Experts in the Field of Weather

Bio

Al Dutcher is an Extension Agricultural Climatologist with the Nebraska State Climate Office (NSCO) and the School of Natural Resources. His main research and service interests have to do with crop-climate relationships, soil-moisture monitoring, drought monitoring, climate forecasting, precipitation distributions, and thermal tracking of crop and insect development.

Bio

Clinton Rowe’s main research area is in physical meteorology and climatology, specifically the fluxes of energy and mass between the surface and the atmospheric boundary layer. He has been involved in several research projects about land surface-atmosphere interactions in the Nebraska Sand Hills and modeling the climate of Pangea during the Jurassic. He teach courses in physical meteorology as well as graduate seminars in boundary-layer meteorology, climatic change and other topics in meteorology and climatology. In addition, Dr. Rowe supervises all Meteorology/Climatology internships.

Bio

Ken Dewey is a professor of climatology in the School of Natural Resources. His main research and outreach interests are in severe storm climatology, climate variations, snow and ice studies, and drought impacts. His primary outreach activity is to bring information on severe weather and related safety tips to the public, in order to help them survive the storms. Dewey also maintains and produces content for the Lincoln Weather and Climate web site. This website offers timely regional weather information, so the public can keep up-to-date on droughts, major weather events and trends, etc. and make better decisions related to weather and climate.
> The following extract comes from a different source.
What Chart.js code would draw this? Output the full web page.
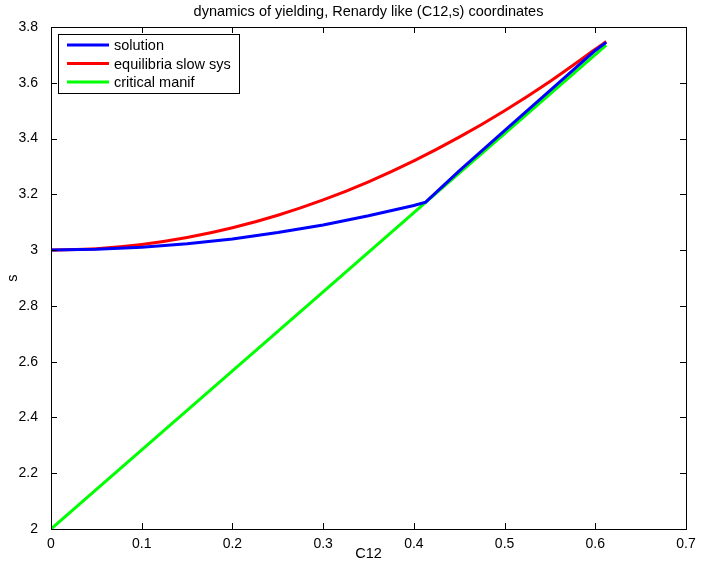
<!DOCTYPE html>
<html>
<head>
<meta charset="utf-8">
<script src="https://cdn.jsdelivr.net/npm/chart.js@4.4.0/dist/chart.umd.min.js"></script>
<style>
  body { margin: 0; background: #fff; }
  #wrap { width: 701px; height: 572px; }
</style>
</head>
<body>
<div id="wrap"><canvas id="myChart" width="701" height="572"></canvas></div>
<script>
// values
var solutionC12 = [0, 0.05, 0.1, 0.15, 0.2, 0.25, 0.3, 0.35, 0.4, 0.413, 0.45, 0.5, 0.55, 0.6, 0.612];
var solutionS   = [3.000, 3.003, 3.010, 3.023, 3.040, 3.063, 3.090, 3.123, 3.160, 3.172, 3.284, 3.428, 3.572, 3.716, 3.745];

var equilC12 = [0, 0.05, 0.1, 0.15, 0.2, 0.25, 0.3, 0.35, 0.4, 0.45, 0.5, 0.55, 0.6, 0.612];
var equilS   = [3.000, 3.005, 3.020, 3.045, 3.080, 3.125, 3.180, 3.245, 3.320, 3.405, 3.500, 3.605, 3.720, 3.748];

var critC12 = [0, 0.2, 0.413, 0.612];
var critS   = [2.000, 2.567, 3.171, 3.735];

var xTicks = [0, 0.1, 0.2, 0.3, 0.4, 0.5, 0.6, 0.7];
var yTicks = [2, 2.2, 2.4, 2.6, 2.8, 3, 3.2, 3.4, 3.6, 3.8];

function pts(xs, ys) {
  return xs.map(function (x, i) { return { x: x, y: ys[i] }; });
}
function fmt(v) { return String(Math.round(v * 10) / 10); }

var FONT = 'Liberation Sans, Arial, Helvetica, sans-serif';

// MATLAB style box, inward ticks and legend inside the axes
var matlabAxes = {
  id: 'matlabAxes',
  afterDraw: function (chart) {
    var c = chart.ctx, a = chart.chartArea;
    var xs = chart.scales.x, ys = chart.scales.y;
    c.save();
    c.strokeStyle = '#000';
    c.lineWidth = 1;
    c.strokeRect(a.left + 0.5, a.top + 0.5, a.right - a.left, a.bottom - a.top);
    c.beginPath();
    xTicks.forEach(function (t) {
      var px = Math.round(xs.getPixelForValue(t)) + 0.5;
      c.moveTo(px, a.bottom); c.lineTo(px, a.bottom - 6);
      c.moveTo(px, a.top); c.lineTo(px, a.top + 6);
    });
    yTicks.forEach(function (t) {
      var py = Math.round(ys.getPixelForValue(t)) + 0.5;
      c.moveTo(a.left, py); c.lineTo(a.left + 6, py);
      c.moveTo(a.right, py); c.lineTo(a.right - 6, py);
    });
    c.stroke();

    // legend box
    var lx = a.left + 7, ly = a.top + 7, lw = 181, lh = 59;
    c.fillStyle = '#fff';
    c.fillRect(lx, ly, lw, lh);
    c.strokeRect(lx + 0.5, ly + 0.5, lw, lh);
    c.font = '14.5px ' + FONT;
    c.textBaseline = 'middle';
    chart.data.datasets.forEach(function (ds, i) {
      var yy = ly + 11 + i * 18.5;
      c.strokeStyle = ds.borderColor;
      c.lineWidth = 3;
      c.beginPath();
      c.moveTo(lx + 9, yy); c.lineTo(lx + 51, yy);
      c.stroke();
      c.fillStyle = '#000';
      c.fillText(ds.label, lx + 56, yy + 1);
    });
    c.restore();
  }
};

var ctx = document.getElementById('myChart').getContext('2d');
var myChart = new Chart(ctx, {
  type: 'scatter',
  data: {
    datasets: [{
      label: 'solution',
      data: pts(solutionC12, solutionS),
      borderColor: '#0000ff',
      backgroundColor: '#0000ff',
      cubicInterpolationMode: 'default',
      tension: 0
    }, {
      label: 'equilibria slow sys',
      data: pts(equilC12, equilS),
      borderColor: '#ff0000',
      backgroundColor: '#ff0000'
    }, {
      label: 'critical manif',
      data: pts(critC12, critS),
      borderColor: '#00ff00',
      backgroundColor: '#00ff00'
    }]
  },
  options: {
    responsive: false,
    animation: false,
    showLine: true,
    elements: {
      point: { radius: 0, hoverRadius: 0 },
      line: { borderWidth: 3, cubicInterpolationMode: 'monotone', fill: false }
    },
    layout: { padding: { left: 0, right: 15, top: 0, bottom: 0 } },
    scales: {
      x: {
        type: 'linear',
        min: 0, max: 0.7,
        afterBuildTicks: function (s) { s.ticks = xTicks.map(function (v) { return { value: v }; }); },
        afterFit: function (s) { s.height = 43; },
        grid: { display: false },
        border: { display: false },
        ticks: { color: '#000', padding: -1, maxRotation: 0, callback: fmt, font: { size: 14, family: FONT } },
        title: { display: true, text: 'C12', color: '#000', padding: { top: 0, bottom: 9 }, font: { size: 14.5, family: FONT } }
      },
      y: {
        type: 'linear',
        min: 2, max: 3.8,
        afterBuildTicks: function (s) { s.ticks = yTicks.map(function (v) { return { value: v }; }); },
        afterFit: function (s) { s.width = 51; },
        grid: { display: false },
        border: { display: false },
        ticks: { color: '#000', padding: 5, callback: fmt, font: { size: 14, family: FONT } },
        title: { display: true, text: 's', color: '#000', padding: { top: 4, bottom: 0 }, font: { size: 14.5, family: FONT } }
      }
    },
    plugins: {
      legend: { display: false },
      tooltip: { enabled: false },
      title: {
        display: true,
        fullSize: false,
        text: 'dynamics of yielding, Renardy like (C12,s) coordinates',
        color: '#000',
        font: { size: 14.5, weight: 'normal', family: FONT },
        padding: { top: 3.5, bottom: 6.1 }
      }
    }
  },
  plugins: [matlabAxes]
});
</script>
</body>
</html>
Storm reports and numerous weather-related photo galleries are some of its most popular products.

Bio

Mark Anderson is a professor in the Department of Earth and Atmospheric Sciences, his research has focused on the climate and meteorology of polar regions, an area shown by computer models to experience extreme adjustments during climate change. He also has research interests in local weather phenomena in the Great Plains and surrounding regions. Through graduate student projects, he has investigated thermodynamic characteristics of heavy snowfall over eastern Nebraska, precipitation regimes and their variations over the Great Plains, and aircraft icing conditions over North America. His teaching interests include courses in synoptic, mesoscale, and satellite meteorology as well as seminars dealing with topics such as mountain meteorology and climatology using meteorological computer technology and more recently, mesoscale processes and modeling.